Download Fooyin (under Assets)

So far the latest is version supports only Intel/AMD (x86_64 amd64) platform. You may select download .rpm package for Fedora, .deb package for Debian, Ubuntu, and Linux Mint. If you don’t even know your Linux Distribution name / version, open terminal and run cat /etc/os-release command to tell.

After downloaded the package, either click open with your system package manager (e.g., Gnome Software, App Center, or Ubuntu Software) then install. Or, open terminal and run command below to install:

  • For Debian, Ubuntu:
    sudo apt install /path/to/deb
  • For Fedora:
    sudo dnf install /path/to/rpm

Instead of manually typing /path/to/deb-or-rpm, you may drag’n’drop it from file manager into terminal to auto insert the path.

Option 2: Flatpak package

For most Linux, the music player is also available to install as Flatpak package that runs in sandbox environment. And both amd64 (modern Intel/AMD) and arm64 (RasPi etc) platforms are supported.

Linux Mint 21/22 and Fedora Workstation (with 3rd party repository enabled) may search & install the package from either Software Manager or GNOME Software.

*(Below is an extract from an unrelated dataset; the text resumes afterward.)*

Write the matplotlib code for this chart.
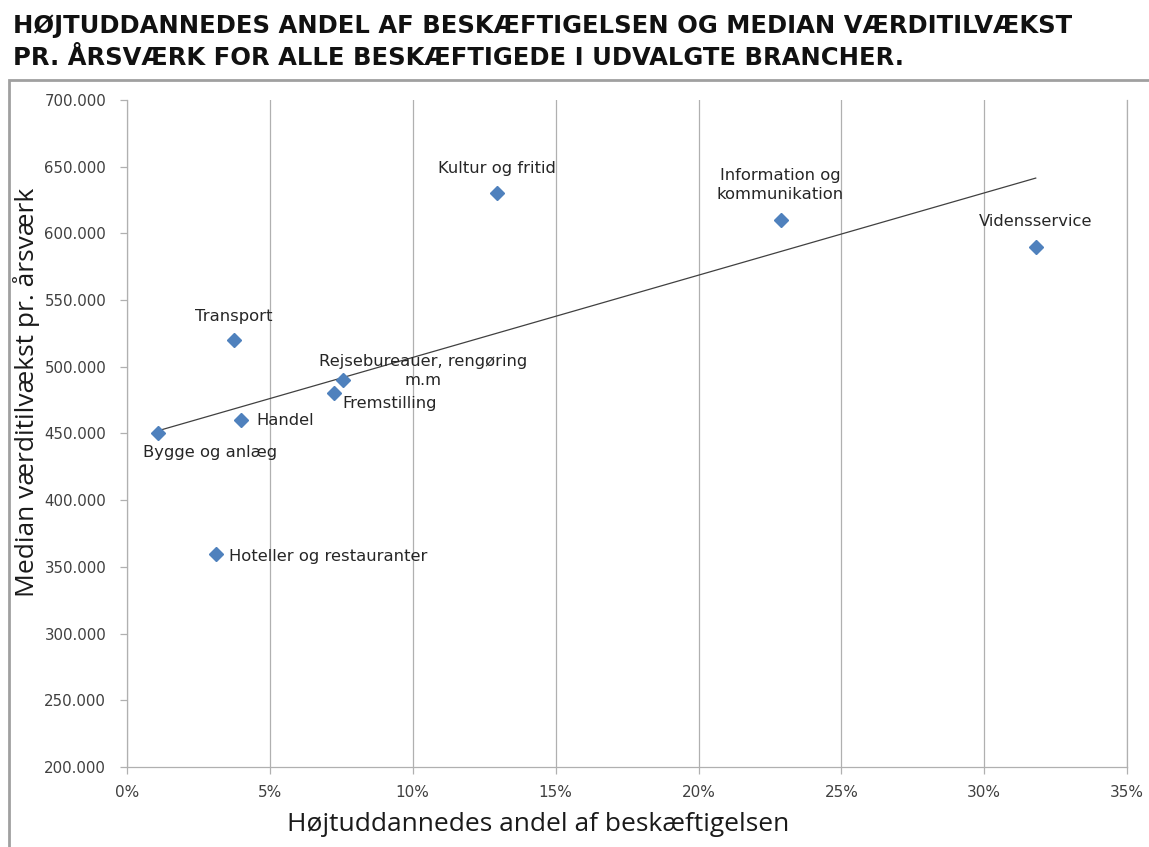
import numpy as np
import matplotlib
matplotlib.use("Agg")
import matplotlib.pyplot as plt
from matplotlib.ticker import FuncFormatter, MultipleLocator
from matplotlib.patches import Rectangle

# data
branches = ["Bygge og anlæg", "Transport", "Handel", "Hoteller og restauranter",
            "Fremstilling", "Rejsebureauer, rengøring\nm.m", "Kultur og fritid",
            "Information og\nkommunikation", "Vidensservice"]
share_pct = [1.1, 3.75, 4.0, 3.1, 7.25, 7.55, 12.95, 22.9, 31.8]
value_add = [450000, 520000, 460000, 360000, 480000, 490000, 630000, 610000, 590000]

# label offsets (points) and alignment per branch
label_pos = {
    "Bygge og anlæg": ((37, -14), "center"),
    "Transport": ((0, 17), "center"),
    "Handel": ((11, 0), "left"),
    "Hoteller og restauranter": ((10, -2), "left"),
    "Fremstilling": ((6, -7), "left"),
    "Rejsebureauer, rengøring\nm.m": ((58, 6.5), "center"),
    "Kultur og fritid": ((0, 18), "center"),
    "Information og\nkommunikation": ((-1, 25), "center"),
    "Vidensservice": ((0, 18), "center"),
}

title_lines = "HØJTUDDANNEDES ANDEL AF BESKÆFTIGELSEN OG MEDIAN VÆRDITILVÆKST\nPR. ÅRSVÆRK FOR ALLE BESKÆFTIGEDE I UDVALGTE BRANCHER."
xlabel = "Højtuddannedes andel af beskæftigelsen"
ylabel = "Median værditilvækst pr. årsværk"

plt.rcParams['font.family'] = ['DejaVu Sans']

fig = plt.figure(figsize=(11.49, 8.47), dpi=100)
ax = fig.add_axes([0.1105, 0.0945, 0.8705, 0.7875])

grid_col = "#b0b0b0"
x = np.array(share_pct)
y = np.array(value_add)

# linear trendline
k, m = np.polyfit(x, y, 1)
xs = np.array([x.min(), x.max()])
ax.plot(xs, k * xs + m, color="#404040", lw=0.9, zorder=2)

ax.plot(x, y, 'D', color="#4f81bd", ms=7, zorder=3)

for name, xi, yi in zip(branches, share_pct, value_add):
    off, ha = label_pos[name]
    ax.annotate(name, (xi, yi), xytext=off, textcoords="offset points",
                ha=ha, va="center", fontsize=11.8, color="#262626",
                linespacing=1.3, zorder=4)

ax.set_xlim(0, 35)
ax.set_ylim(200000, 700000)
ax.xaxis.set_major_locator(MultipleLocator(5))
ax.yaxis.set_major_locator(MultipleLocator(50000))
ax.xaxis.set_major_formatter(FuncFormatter(lambda v, p: f"{v:.0f}%"))
ax.yaxis.set_major_formatter(FuncFormatter(lambda v, p: f"{v:,.0f}".replace(",", ".")))
ax.grid(axis="x", color=grid_col, lw=0.9)
ax.set_axisbelow(True)
ax.spines["top"].set_visible(False)
for s in ["left", "bottom", "right"]:
    ax.spines[s].set_color(grid_col)
    ax.spines[s].set_linewidth(0.9)
ax.tick_params(axis="both", colors=grid_col, labelcolor="#404040",
               length=5, width=0.9)
ax.tick_params(axis="x", pad=8, labelsize=11)
ax.tick_params(axis="y", pad=10, labelsize=10.8)

ax.set_xlabel(xlabel, fontsize=19, family=["Open Sans", "DejaVu Sans"], color="#1a1a1a",
              va="center")
ax.set_ylabel(ylabel, fontsize=19, family=["Open Sans", "DejaVu Sans"], color="#1a1a1a",
              va="center")
ax.xaxis.set_label_coords(0.411, -0.087)
ax.yaxis.set_label_coords(-0.100, 0.562)

fig.text(0.011, 1 - 14 / 847, title_lines, ha="left", va="top", fontsize=17.5,
         fontweight="bold", linespacing=1.42, color="#111111")

# outer chart frame
fig.add_artist(Rectangle((0.008, -0.01), 1.0, 0.916, transform=fig.transFigure,
                         fill=False, edgecolor="#a0a0a0", lw=2))

fig.savefig("out.png", dpi=100)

While Debian/Ubuntu and other Linux may follow the steps below one by one to install it:

  • First, open terminal by pressing Ctrl+Alt+T shortcut in keyboard, and run command to install Flatpak daemon package:
    sudo apt install flatpak

    Other Linux may follow this setup guide to enable Flatpak support.

  • After that, run the single command below to install the app as Flatpak package:
    flatpak install https://dl.flathub.org/repo/appstream/org.fooyin.fooyin.flatpakref

    NOTE: Flatpak package will take more disk space, as it needs to install run-time libraries, also in sandbox.

After install the package, either search and start it from system application launcher. If this is the first time you install the flatpak package, then you may need a log out and back in to apply variable change.

Or run flatpak run org.fooyin.fooyin to start the app from terminal, and replace run with update in command to check updates.

Uninstall:

To uninstall the .deb package, open terminal and run command:

sudo apt remove --purge fooyin

Or run sudo dnf remove fooyin to remove the .rpm package for Fedora.

For the Flatpak package, use the command to remove:

flatpak uninstall --delete-data org.fooyin.fooyin

Also run flatpak uninstall --unused to remove useless flatpak run-times from your system.

In the commands above --purge and --delete-data told to also remove local app data (e.g., personal app configurations). You can skip to keep them.